> **GOAL**: Below is some material; set it all down exactly, apart from the pictures.

> **SUPPLIED MATERIAL**:
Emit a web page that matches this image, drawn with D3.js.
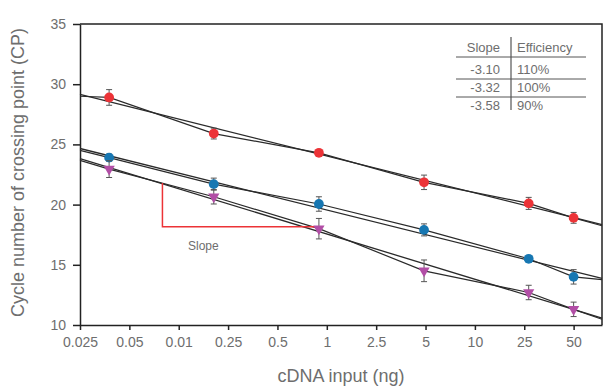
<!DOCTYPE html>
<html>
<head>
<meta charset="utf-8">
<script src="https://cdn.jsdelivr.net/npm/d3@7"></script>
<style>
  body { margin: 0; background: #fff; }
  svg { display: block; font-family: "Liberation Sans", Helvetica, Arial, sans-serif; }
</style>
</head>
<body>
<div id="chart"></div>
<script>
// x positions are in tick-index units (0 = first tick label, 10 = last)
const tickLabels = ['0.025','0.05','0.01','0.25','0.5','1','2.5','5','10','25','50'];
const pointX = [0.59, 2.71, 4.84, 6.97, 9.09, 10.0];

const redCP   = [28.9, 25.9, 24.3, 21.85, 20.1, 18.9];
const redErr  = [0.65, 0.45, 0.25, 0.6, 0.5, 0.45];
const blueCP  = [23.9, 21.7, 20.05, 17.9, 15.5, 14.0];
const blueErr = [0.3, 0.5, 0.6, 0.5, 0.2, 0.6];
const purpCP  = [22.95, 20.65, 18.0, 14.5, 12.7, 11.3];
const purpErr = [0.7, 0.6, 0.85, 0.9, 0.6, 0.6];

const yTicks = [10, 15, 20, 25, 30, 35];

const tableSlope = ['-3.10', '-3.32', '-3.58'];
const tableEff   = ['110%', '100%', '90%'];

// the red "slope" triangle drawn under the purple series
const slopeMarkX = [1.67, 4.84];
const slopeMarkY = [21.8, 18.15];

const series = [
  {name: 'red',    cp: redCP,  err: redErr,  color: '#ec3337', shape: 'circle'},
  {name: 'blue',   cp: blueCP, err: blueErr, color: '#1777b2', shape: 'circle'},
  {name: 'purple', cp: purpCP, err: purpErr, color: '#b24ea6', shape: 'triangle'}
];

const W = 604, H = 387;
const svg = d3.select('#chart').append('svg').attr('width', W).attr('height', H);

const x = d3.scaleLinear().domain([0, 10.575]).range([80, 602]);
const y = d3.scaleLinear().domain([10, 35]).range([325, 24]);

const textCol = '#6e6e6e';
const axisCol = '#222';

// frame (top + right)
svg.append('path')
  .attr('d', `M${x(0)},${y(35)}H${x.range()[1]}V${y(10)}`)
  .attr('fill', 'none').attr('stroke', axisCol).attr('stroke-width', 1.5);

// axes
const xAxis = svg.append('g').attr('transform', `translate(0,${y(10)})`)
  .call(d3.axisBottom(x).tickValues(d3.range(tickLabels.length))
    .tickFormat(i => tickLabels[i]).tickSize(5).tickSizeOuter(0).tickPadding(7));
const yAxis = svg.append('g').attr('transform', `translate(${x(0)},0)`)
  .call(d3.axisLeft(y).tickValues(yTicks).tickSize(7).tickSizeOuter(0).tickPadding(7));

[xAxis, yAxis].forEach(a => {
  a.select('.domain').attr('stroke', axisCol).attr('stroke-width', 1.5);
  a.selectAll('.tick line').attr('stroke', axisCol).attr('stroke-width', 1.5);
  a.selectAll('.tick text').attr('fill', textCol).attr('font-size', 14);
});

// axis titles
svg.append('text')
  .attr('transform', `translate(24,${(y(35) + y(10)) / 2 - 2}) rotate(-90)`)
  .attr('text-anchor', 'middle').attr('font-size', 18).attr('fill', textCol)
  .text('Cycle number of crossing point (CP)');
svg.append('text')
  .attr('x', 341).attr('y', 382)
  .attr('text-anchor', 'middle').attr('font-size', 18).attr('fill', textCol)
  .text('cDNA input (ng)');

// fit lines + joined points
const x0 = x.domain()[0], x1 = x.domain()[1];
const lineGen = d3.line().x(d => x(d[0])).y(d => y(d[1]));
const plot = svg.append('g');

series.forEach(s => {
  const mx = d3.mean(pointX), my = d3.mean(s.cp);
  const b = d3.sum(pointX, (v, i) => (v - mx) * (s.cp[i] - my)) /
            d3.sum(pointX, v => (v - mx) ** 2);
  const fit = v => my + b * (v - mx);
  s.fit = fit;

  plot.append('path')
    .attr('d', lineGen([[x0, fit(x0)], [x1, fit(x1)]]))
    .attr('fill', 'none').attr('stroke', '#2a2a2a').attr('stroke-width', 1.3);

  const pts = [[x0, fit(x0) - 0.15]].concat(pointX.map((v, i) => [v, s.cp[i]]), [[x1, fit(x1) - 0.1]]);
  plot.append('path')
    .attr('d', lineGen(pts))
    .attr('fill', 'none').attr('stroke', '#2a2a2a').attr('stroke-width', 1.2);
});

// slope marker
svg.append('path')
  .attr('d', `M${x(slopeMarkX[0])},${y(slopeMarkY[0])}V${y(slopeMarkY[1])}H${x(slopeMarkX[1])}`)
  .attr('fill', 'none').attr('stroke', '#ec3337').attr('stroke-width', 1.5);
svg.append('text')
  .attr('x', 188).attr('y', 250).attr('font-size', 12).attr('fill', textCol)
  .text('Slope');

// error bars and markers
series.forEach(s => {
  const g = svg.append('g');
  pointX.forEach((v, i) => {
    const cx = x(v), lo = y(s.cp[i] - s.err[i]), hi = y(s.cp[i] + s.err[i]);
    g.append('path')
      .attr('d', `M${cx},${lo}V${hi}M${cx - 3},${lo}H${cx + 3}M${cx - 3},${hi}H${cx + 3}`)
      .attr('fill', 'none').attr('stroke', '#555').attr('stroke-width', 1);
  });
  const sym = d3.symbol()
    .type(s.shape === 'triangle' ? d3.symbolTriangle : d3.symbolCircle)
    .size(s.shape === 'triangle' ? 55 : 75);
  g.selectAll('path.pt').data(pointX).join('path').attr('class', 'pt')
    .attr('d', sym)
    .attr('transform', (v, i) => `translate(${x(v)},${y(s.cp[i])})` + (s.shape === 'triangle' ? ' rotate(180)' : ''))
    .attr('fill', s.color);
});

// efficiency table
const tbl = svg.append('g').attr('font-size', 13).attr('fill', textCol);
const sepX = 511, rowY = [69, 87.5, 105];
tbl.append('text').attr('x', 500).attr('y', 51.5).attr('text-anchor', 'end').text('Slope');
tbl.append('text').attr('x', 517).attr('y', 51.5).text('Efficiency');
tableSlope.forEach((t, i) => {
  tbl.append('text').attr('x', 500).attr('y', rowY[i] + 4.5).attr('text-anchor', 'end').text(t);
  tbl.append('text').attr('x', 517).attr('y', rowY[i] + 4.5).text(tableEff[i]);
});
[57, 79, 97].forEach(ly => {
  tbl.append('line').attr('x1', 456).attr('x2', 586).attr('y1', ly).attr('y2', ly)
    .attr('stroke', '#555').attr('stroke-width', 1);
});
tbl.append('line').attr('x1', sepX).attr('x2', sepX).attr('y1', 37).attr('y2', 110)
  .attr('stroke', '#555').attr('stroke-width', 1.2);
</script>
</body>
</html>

> **WORKED ANSWER**:
Emit a web page that matches this image, drawn with D3.js.
<!DOCTYPE html>
<html>
<head>
<meta charset="utf-8">
<script src="https://cdn.jsdelivr.net/npm/d3@7"></script>
<style>
  body { margin: 0; background: #fff; }
  svg { display: block; font-family: "Liberation Sans", Helvetica, Arial, sans-serif; }
</style>
</head>
<body>
<div id="chart"></div>
<script>
// x positions are in tick-index units (0 = first tick label, 10 = last)
const tickLabels = ['0.025','0.05','0.01','0.25','0.5','1','2.5','5','10','25','50'];
const pointX = [0.59, 2.71, 4.84, 6.97, 9.09, 10.0];

const redCP   = [28.9, 25.9, 24.3, 21.85, 20.1, 18.9];
const redErr  = [0.65, 0.45, 0.25, 0.6, 0.5, 0.45];
const blueCP  = [23.9, 21.7, 20.05, 17.9, 15.5, 14.0];
const blueErr = [0.3, 0.5, 0.6, 0.5, 0.2, 0.6];
const purpCP  = [22.95, 20.65, 18.0, 14.5, 12.7, 11.3];
const purpErr = [0.7, 0.6, 0.85, 0.9, 0.6, 0.6];

const yTicks = [10, 15, 20, 25, 30, 35];

const tableSlope = ['-3.10', '-3.32', '-3.58'];
const tableEff   = ['110%', '100%', '90%'];

// the red "slope" triangle drawn under the purple series
const slopeMarkX = [1.67, 4.84];
const slopeMarkY = [21.8, 18.15];

const series = [
  {name: 'red',    cp: redCP,  err: redErr,  color: '#ec3337', shape: 'circle'},
  {name: 'blue',   cp: blueCP, err: blueErr, color: '#1777b2', shape: 'circle'},
  {name: 'purple', cp: purpCP, err: purpErr, color: '#b24ea6', shape: 'triangle'}
];

const W = 604, H = 387;
const svg = d3.select('#chart').append('svg').attr('width', W).attr('height', H);

const x = d3.scaleLinear().domain([0, 10.575]).range([80, 602]);
const y = d3.scaleLinear().domain([10, 35]).range([325, 24]);

const textCol = '#6e6e6e';
const axisCol = '#222';

// frame (top + right)
svg.append('path')
  .attr('d', `M${x(0)},${y(35)}H${x.range()[1]}V${y(10)}`)
  .attr('fill', 'none').attr('stroke', axisCol).attr('stroke-width', 1.5);

// axes
const xAxis = svg.append('g').attr('transform', `translate(0,${y(10)})`)
  .call(d3.axisBottom(x).tickValues(d3.range(tickLabels.length))
    .tickFormat(i => tickLabels[i]).tickSize(5).tickSizeOuter(0).tickPadding(7));
const yAxis = svg.append('g').attr('transform', `translate(${x(0)},0)`)
  .call(d3.axisLeft(y).tickValues(yTicks).tickSize(7).tickSizeOuter(0).tickPadding(7));

[xAxis, yAxis].forEach(a => {
  a.select('.domain').attr('stroke', axisCol).attr('stroke-width', 1.5);
  a.selectAll('.tick line').attr('stroke', axisCol).attr('stroke-width', 1.5);
  a.selectAll('.tick text').attr('fill', textCol).attr('font-size', 14);
});

// axis titles
svg.append('text')
  .attr('transform', `translate(24,${(y(35) + y(10)) / 2 - 2}) rotate(-90)`)
  .attr('text-anchor', 'middle').attr('font-size', 18).attr('fill', textCol)
  .text('Cycle number of crossing point (CP)');
svg.append('text')
  .attr('x', 341).attr('y', 382)
  .attr('text-anchor', 'middle').attr('font-size', 18).attr('fill', textCol)
  .text('cDNA input (ng)');

// fit lines + joined points
const x0 = x.domain()[0], x1 = x.domain()[1];
const lineGen = d3.line().x(d => x(d[0])).y(d => y(d[1]));
const plot = svg.append('g');

series.forEach(s => {
  const mx = d3.mean(pointX), my = d3.mean(s.cp);
  const b = d3.sum(pointX, (v, i) => (v - mx) * (s.cp[i] - my)) /
            d3.sum(pointX, v => (v - mx) ** 2);
  const fit = v => my + b * (v - mx);
  s.fit = fit;

  plot.append('path')
    .attr('d', lineGen([[x0, fit(x0)], [x1, fit(x1)]]))
    .attr('fill', 'none').attr('stroke', '#2a2a2a').attr('stroke-width', 1.3);

  const pts = [[x0, fit(x0) - 0.15]].concat(pointX.map((v, i) => [v, s.cp[i]]), [[x1, fit(x1) - 0.1]]);
  plot.append('path')
    .attr('d', lineGen(pts))
    .attr('fill', 'none').attr('stroke', '#2a2a2a').attr('stroke-width', 1.2);
});

// slope marker
svg.append('path')
  .attr('d', `M${x(slopeMarkX[0])},${y(slopeMarkY[0])}V${y(slopeMarkY[1])}H${x(slopeMarkX[1])}`)
  .attr('fill', 'none').attr('stroke', '#ec3337').attr('stroke-width', 1.5);
svg.append('text')
  .attr('x', 188).attr('y', 250).attr('font-size', 12).attr('fill', textCol)
  .text('Slope');

// error bars and markers
series.forEach(s => {
  const g = svg.append('g');
  pointX.forEach((v, i) => {
    const cx = x(v), lo = y(s.cp[i] - s.err[i]), hi = y(s.cp[i] + s.err[i]);
    g.append('path')
      .attr('d', `M${cx},${lo}V${hi}M${cx - 3},${lo}H${cx + 3}M${cx - 3},${hi}H${cx + 3}`)
      .attr('fill', 'none').attr('stroke', '#555').attr('stroke-width', 1);
  });
  const sym = d3.symbol()
    .type(s.shape === 'triangle' ? d3.symbolTriangle : d3.symbolCircle)
    .size(s.shape === 'triangle' ? 55 : 75);
  g.selectAll('path.pt').data(pointX).join('path').attr('class', 'pt')
    .attr('d', sym)
    .attr('transform', (v, i) => `translate(${x(v)},${y(s.cp[i])})` + (s.shape === 'triangle' ? ' rotate(180)' : ''))
    .attr('fill', s.color);
});

// efficiency table
const tbl = svg.append('g').attr('font-size', 13).attr('fill', textCol);
const sepX = 511, rowY = [69, 87.5, 105];
tbl.append('text').attr('x', 500).attr('y', 51.5).attr('text-anchor', 'end').text('Slope');
tbl.append('text').attr('x', 517).attr('y', 51.5).text('Efficiency');
tableSlope.forEach((t, i) => {
  tbl.append('text').attr('x', 500).attr('y', rowY[i] + 4.5).attr('text-anchor', 'end').text(t);
  tbl.append('text').attr('x', 517).attr('y', rowY[i] + 4.5).text(tableEff[i]);
});
[57, 79, 97].forEach(ly => {
  tbl.append('line').attr('x1', 456).attr('x2', 586).attr('y1', ly).attr('y2', ly)
    .attr('stroke', '#555').attr('stroke-width', 1);
});
tbl.append('line').attr('x1', sepX).attr('x2', sepX).attr('y1', 37).attr('y2', 110)
  .attr('stroke', '#555').attr('stroke-width', 1.2);
</script>
</body>
</html>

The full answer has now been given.